Mountain

Credit: Pavel Novak · CC BY-SA 2.5
A mountain is a tall landform that rises high above the land around it. Mountains have steep sides and a narrow top called a peak or summit. They are taller than hills, though there is no exact rule for the cutoff. Most geographers count a landform as a mountain if it rises at least 1,000 feet above its base.
Mountains form in a few different ways, but the most common way involves plate tectonics. Earth's outer layer is broken into giant pieces called plates. These plates slowly move, only a few inches each year. When two plates push into each other, the land between them crumples upward. This is how the Himalayas formed. India crashed into Asia about 50 million years ago, and the rock buckled up to make the highest peaks on Earth. The Himalayas are still rising about half an inch every year.

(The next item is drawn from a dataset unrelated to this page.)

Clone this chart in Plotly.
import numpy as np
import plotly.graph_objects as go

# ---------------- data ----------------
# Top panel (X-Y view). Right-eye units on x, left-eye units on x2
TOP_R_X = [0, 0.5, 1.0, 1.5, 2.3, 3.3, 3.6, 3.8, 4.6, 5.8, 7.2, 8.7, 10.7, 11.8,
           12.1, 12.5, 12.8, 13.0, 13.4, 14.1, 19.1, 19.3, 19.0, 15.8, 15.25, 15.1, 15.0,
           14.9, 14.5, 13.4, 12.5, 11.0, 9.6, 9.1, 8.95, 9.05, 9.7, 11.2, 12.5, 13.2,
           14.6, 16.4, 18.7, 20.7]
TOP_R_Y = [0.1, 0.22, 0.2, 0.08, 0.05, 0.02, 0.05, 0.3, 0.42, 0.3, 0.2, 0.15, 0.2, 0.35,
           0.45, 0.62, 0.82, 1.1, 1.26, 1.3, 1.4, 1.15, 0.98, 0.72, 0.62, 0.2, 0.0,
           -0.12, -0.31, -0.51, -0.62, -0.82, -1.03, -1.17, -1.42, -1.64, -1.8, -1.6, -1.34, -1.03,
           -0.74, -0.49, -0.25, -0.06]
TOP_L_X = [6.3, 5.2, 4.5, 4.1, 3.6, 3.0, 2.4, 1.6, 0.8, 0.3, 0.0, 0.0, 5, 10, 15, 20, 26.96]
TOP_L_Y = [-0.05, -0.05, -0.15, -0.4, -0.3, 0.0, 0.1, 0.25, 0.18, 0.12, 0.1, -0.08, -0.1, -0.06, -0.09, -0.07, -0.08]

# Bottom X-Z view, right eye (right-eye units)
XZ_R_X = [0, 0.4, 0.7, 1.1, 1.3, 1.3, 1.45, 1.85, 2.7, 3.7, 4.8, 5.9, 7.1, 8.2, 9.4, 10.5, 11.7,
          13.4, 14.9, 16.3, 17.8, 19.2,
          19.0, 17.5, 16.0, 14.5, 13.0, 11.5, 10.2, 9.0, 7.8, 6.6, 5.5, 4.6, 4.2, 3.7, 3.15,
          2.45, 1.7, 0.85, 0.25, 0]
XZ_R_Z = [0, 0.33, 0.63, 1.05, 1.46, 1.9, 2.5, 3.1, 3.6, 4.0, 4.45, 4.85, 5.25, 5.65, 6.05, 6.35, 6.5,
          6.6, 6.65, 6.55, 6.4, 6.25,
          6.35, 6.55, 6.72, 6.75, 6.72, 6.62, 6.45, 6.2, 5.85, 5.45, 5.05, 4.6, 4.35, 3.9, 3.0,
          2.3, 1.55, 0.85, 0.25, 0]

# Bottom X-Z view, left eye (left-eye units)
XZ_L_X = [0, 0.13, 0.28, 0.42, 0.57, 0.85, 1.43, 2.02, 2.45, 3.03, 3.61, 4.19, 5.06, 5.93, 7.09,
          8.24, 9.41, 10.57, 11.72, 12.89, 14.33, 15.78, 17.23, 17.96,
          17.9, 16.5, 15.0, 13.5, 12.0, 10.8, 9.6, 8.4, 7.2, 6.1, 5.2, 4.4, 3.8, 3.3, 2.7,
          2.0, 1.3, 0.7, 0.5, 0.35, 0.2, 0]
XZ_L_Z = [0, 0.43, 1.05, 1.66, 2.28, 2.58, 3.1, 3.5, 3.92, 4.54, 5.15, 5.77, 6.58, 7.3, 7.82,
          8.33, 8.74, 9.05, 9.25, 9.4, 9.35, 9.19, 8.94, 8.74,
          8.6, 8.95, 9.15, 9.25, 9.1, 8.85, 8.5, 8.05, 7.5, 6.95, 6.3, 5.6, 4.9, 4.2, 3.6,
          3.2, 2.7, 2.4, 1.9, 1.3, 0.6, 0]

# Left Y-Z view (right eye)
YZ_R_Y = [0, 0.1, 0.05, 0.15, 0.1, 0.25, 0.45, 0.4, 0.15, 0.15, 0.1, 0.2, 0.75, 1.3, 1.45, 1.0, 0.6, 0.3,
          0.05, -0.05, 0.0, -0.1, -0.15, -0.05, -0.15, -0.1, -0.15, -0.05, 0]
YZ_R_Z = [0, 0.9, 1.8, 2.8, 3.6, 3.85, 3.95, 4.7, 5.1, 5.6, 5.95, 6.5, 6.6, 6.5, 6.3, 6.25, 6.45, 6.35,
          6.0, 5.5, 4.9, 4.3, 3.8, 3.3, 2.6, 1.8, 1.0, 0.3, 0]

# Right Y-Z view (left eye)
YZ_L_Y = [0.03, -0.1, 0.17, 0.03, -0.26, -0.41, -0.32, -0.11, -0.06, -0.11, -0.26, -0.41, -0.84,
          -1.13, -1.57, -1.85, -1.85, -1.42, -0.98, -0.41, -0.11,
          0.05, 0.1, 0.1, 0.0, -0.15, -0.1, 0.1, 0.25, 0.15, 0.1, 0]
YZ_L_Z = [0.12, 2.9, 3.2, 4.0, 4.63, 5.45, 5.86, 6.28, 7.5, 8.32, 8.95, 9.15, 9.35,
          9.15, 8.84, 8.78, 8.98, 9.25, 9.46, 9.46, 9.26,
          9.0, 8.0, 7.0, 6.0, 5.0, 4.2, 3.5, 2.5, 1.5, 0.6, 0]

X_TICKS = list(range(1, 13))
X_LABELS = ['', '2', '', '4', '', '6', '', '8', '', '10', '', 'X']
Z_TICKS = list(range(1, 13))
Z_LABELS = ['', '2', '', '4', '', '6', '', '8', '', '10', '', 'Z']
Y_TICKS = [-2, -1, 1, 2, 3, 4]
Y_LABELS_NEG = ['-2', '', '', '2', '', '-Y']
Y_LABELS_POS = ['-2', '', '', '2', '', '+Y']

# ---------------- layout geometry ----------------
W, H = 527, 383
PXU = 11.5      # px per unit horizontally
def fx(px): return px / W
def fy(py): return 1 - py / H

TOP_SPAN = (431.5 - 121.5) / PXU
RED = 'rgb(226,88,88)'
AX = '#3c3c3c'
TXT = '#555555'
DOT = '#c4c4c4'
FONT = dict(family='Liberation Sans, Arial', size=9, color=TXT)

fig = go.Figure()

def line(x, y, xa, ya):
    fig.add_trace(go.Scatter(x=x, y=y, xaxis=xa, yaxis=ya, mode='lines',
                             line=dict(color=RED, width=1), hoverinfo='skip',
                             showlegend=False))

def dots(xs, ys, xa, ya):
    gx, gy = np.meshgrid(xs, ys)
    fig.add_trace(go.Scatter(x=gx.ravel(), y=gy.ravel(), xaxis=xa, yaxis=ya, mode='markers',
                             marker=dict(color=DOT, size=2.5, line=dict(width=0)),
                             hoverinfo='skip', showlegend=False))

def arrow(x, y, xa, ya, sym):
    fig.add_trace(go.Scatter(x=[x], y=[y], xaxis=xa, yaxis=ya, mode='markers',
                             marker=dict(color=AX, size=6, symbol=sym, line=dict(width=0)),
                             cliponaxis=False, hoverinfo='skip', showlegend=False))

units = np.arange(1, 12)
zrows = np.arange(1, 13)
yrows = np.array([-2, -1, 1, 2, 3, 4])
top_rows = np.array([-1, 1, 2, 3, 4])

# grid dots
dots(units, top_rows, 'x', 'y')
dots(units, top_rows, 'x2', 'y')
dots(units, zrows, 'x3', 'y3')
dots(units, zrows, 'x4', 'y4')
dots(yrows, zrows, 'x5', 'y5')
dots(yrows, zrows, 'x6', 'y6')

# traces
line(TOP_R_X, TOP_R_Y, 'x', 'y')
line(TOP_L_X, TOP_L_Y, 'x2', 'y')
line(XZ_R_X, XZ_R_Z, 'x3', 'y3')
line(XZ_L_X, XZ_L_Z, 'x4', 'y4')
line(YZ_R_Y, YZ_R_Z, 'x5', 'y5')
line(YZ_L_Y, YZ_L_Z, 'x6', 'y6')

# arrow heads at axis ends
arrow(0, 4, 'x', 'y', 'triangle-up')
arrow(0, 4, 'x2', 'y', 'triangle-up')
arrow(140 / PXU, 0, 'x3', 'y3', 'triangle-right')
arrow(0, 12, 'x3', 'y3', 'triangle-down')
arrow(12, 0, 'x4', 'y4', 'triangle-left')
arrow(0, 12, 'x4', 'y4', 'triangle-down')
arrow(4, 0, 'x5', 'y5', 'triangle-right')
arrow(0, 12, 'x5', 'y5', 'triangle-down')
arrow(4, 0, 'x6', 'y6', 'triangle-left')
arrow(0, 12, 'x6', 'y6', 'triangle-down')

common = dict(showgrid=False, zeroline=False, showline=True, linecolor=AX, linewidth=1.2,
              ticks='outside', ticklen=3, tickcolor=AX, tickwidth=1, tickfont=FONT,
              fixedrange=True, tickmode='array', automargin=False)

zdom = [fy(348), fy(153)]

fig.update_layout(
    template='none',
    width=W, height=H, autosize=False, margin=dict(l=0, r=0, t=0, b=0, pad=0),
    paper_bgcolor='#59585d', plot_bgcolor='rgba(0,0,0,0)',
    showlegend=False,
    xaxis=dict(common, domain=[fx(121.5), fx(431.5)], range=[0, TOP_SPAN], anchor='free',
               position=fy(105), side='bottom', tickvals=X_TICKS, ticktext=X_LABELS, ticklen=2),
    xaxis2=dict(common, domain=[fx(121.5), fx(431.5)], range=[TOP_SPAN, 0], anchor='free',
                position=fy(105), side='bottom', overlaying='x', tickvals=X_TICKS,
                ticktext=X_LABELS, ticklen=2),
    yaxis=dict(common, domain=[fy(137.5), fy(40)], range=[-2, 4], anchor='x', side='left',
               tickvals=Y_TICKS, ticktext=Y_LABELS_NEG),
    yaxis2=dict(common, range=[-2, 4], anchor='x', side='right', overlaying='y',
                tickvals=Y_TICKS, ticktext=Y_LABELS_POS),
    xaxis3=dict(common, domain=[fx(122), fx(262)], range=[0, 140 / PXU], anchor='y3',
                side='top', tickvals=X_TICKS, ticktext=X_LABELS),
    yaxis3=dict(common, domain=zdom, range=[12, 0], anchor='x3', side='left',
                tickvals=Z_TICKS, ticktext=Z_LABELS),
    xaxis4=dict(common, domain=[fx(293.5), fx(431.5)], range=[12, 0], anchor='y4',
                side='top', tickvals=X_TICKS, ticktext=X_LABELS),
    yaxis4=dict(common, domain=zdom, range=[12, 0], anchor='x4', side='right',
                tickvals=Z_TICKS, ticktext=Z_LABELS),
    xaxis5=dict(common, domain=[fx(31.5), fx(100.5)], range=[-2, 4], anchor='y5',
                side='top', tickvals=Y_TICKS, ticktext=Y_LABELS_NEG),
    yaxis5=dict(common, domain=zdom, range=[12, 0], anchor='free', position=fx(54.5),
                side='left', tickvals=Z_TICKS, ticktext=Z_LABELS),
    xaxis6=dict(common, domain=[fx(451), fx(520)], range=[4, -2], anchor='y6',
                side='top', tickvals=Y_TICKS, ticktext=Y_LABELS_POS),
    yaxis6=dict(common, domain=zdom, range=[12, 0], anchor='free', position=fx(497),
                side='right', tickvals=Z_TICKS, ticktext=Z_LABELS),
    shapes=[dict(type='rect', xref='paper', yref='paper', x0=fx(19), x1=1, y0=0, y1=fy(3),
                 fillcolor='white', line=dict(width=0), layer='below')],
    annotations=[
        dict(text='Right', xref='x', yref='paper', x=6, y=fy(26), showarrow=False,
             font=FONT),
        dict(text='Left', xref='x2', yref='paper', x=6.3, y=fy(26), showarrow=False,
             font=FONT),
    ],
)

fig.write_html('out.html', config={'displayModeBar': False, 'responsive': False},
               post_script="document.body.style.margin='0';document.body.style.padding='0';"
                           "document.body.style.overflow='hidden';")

Other mountains are built by volcanoes. Hot melted rock pushes up from inside the Earth and hardens layer by layer. Mount Fuji in Japan and the volcanoes of Hawaii were built this way. Some mountains form when huge blocks of rock break along cracks called faults and one block lifts up. The Sierra Nevada in California formed by this kind of lifting.
The weather on a mountain changes as you go up. The higher you climb, the colder and thinner the air gets. For every 1,000 feet you climb, the temperature drops about 3 to 5 degrees Fahrenheit. That is why many tall mountains have snow on top all year, even near the equator. Mount Kilimanjaro sits just south of the equator in Africa, but its summit is covered in ice.

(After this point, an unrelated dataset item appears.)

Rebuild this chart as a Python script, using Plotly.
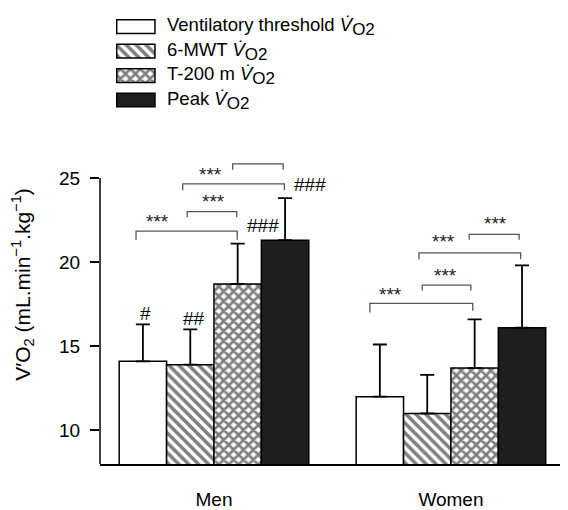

Different plants and animals live at different heights on a mountain. The lower slopes might have thick forests. Higher up, the trees get shorter and finally stop growing at a place called the tree line. Above that, only tough grasses, mosses, and small flowers survive. Animals like mountain goats, snow leopards, and yaks have thick fur and strong lungs that help them live where the air is thin.

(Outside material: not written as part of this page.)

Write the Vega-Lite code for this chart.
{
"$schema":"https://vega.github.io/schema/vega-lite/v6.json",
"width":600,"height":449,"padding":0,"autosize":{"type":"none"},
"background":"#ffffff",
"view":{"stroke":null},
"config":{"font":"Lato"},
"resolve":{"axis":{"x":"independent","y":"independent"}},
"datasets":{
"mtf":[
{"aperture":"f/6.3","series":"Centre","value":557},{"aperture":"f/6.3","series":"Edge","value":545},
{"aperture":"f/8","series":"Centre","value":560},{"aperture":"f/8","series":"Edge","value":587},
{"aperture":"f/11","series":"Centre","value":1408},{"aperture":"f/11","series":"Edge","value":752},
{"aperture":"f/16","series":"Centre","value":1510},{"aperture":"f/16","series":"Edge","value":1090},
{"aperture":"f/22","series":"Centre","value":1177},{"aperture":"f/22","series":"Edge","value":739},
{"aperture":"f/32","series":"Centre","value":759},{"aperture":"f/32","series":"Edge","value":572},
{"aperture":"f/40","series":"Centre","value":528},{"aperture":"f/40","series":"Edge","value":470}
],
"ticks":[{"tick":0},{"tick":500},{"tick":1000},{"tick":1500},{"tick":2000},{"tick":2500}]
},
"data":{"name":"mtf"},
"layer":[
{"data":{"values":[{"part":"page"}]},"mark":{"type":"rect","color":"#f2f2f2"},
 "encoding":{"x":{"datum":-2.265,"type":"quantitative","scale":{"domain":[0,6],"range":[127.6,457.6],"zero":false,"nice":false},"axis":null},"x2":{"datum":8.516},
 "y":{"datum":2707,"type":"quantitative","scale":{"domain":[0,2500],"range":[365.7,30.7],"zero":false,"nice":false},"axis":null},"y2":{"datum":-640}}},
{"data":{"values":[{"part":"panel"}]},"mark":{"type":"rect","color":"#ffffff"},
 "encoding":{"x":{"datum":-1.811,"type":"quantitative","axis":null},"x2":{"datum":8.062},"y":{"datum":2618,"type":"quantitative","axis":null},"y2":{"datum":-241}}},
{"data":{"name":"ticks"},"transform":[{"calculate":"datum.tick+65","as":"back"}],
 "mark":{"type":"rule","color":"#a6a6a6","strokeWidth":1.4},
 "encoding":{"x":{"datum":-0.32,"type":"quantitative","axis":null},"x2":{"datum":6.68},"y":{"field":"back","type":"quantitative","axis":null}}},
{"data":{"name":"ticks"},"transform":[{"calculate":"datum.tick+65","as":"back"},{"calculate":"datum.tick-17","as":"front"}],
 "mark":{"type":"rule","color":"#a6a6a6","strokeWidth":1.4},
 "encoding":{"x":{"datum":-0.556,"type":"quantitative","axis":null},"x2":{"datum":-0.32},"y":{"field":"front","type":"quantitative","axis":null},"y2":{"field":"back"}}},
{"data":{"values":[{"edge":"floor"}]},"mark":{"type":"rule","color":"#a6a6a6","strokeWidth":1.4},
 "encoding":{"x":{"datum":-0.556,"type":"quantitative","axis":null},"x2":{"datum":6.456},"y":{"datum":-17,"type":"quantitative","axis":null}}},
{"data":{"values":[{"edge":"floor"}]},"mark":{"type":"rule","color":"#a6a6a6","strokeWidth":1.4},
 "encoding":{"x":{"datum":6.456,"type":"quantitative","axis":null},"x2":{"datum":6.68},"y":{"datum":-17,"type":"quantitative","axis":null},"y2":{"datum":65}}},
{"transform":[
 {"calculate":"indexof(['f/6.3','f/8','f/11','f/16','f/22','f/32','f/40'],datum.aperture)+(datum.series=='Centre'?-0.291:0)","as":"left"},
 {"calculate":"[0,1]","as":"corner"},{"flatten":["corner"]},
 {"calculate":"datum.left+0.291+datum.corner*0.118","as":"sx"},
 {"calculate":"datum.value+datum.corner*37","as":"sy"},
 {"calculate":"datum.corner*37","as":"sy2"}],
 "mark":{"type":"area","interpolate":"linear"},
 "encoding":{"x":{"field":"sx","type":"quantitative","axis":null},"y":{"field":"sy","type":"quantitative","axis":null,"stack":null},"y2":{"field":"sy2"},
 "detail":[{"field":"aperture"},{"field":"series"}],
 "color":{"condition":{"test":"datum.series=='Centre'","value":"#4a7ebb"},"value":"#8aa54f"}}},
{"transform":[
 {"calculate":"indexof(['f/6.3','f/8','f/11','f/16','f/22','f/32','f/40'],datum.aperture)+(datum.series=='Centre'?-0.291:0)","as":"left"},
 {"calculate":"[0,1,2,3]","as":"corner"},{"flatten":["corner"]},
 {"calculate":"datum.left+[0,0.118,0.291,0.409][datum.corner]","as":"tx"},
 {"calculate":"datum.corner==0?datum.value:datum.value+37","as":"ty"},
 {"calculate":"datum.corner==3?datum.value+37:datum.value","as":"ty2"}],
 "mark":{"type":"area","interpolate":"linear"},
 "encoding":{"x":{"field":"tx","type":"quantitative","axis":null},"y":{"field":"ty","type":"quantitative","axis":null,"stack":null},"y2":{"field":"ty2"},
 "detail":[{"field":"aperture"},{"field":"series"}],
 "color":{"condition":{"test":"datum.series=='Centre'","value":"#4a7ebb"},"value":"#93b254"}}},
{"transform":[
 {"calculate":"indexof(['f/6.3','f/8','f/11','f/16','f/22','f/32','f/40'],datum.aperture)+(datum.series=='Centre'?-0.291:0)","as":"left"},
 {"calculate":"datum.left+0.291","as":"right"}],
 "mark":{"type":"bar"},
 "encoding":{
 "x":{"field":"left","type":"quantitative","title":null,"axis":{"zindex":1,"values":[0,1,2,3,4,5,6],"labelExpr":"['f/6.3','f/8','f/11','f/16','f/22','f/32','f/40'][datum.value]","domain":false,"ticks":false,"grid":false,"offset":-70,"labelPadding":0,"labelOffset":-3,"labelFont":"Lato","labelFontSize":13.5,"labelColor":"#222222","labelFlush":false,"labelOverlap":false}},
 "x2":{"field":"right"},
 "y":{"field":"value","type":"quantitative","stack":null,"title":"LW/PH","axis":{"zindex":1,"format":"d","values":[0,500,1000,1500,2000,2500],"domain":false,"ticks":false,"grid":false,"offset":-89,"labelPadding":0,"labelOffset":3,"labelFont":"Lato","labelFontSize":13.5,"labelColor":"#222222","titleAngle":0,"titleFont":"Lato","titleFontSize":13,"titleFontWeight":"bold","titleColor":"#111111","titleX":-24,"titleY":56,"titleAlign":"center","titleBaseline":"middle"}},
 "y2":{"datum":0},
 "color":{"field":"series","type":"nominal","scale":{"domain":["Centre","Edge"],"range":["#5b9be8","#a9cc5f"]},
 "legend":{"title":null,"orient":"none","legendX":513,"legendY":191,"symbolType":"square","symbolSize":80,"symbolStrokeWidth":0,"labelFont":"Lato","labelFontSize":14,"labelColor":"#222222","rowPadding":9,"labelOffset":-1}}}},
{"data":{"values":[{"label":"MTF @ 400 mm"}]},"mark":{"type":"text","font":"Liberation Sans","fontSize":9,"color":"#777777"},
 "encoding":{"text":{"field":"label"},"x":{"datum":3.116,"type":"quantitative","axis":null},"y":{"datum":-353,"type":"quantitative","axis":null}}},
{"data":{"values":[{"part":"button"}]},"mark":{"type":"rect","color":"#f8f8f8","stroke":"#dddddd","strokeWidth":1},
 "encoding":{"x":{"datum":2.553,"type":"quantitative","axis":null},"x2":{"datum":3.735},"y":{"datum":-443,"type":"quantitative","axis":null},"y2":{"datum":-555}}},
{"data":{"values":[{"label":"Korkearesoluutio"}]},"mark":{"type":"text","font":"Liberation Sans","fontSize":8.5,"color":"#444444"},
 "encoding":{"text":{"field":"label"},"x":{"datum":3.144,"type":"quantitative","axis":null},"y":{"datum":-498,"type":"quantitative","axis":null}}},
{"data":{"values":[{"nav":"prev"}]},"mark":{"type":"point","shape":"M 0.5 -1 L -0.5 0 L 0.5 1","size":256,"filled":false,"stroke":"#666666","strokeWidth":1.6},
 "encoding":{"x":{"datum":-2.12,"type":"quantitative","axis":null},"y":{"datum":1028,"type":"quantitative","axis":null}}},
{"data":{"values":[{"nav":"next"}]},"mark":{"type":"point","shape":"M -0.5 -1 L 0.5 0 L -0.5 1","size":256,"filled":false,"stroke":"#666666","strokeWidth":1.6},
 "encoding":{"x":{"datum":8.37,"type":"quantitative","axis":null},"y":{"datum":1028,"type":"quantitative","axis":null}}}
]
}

Mountains matter to people too. About one in ten humans lives in a mountain region. Mountains store fresh water as snow and ice, then release it into rivers each spring. Many of the world's biggest rivers, including the Ganges, the Amazon, and the Mississippi, begin in mountains. Mountains also show up in stories and beliefs around the world. Many cultures have treated their tallest peaks as sacred places where gods or spirits live.